Even as, all the while, in seed and bud and resting root, there persists the promise of that spirit of life of narrower definition which I also often speak of and celebrate, as today – the generative, enlivening, healing, sustaining spirit of life that Carolyn McDade invokes.

But if she gives voice to that faith so commonly held among us, that people are upheld and vivified by the spirit of life, there is a second theological stand case being made: that the spirit comes to dwell in us that we might make the world more kind and fair.

Now I know that there are people who have taken to this song with a passion without noticing that fact, who think of the song as a lovely appeal for greater personal peace and place and freedom, heart and roots and wings. And it’s funny – in the piece of Ms. McDade’s from which Robin read earlier – which is mostly a plea for people to stop rewriting her words – McDade notes how songs "walk into the world. As living beings they form relationships…. What happens with songs like Spirit of Life … is that people are inspired by the inner conversation with this song…."

Which I suppose means that she knows that people who hear or who sing it are free to know it in ways other than she intended. But rumor has it that she’s none too happy that its social action emphasis is not coming across loud and clear to all. I don’t know if that’s true or not, but it would make sense if it were.

Because Carolyn McDade is not just a very talented writer of songs, but a passionate social activist, as Spirit of Life should make clear (especially with the added insight of our knowing how and why it was written). She does not ask the spirit of life to sing in her heart all the stirrings of contentment, well-being, or delight. She does not ask it to move in her hand to shape beauty or order.
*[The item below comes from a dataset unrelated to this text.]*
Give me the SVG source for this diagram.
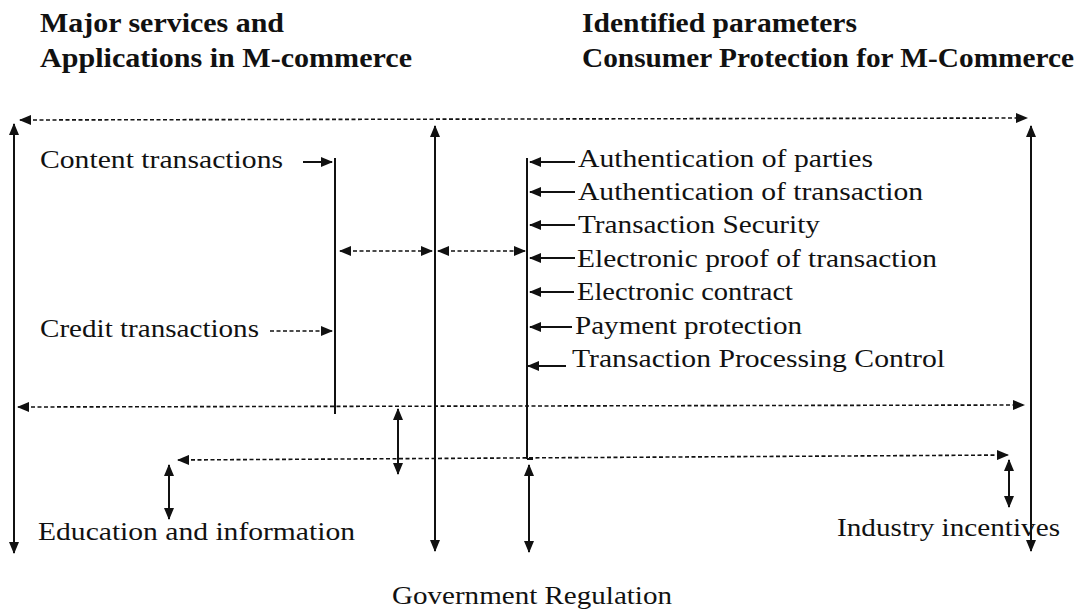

Not that I think Carolyn McDade is against contentment, well-being,

order, beauty, or delight, any more than you are or I. But those are other songs. In Spirit of Life, she gives us the words to ask for the inspiration, the en-spiriting, the indwelling of the spirit of life itself, that we might feel compassion in our hearts, and devote our hands to justice.

In her own words,

"Spirit of Life, come unto me.
Sing in my heart all the stirrings of compassion.
Blow in the wind, rise in the sea;
Move in the hand, giving life the shape of justice.
Roots hold me close; wings set me free;
Spirit of Life, come to me, come to me."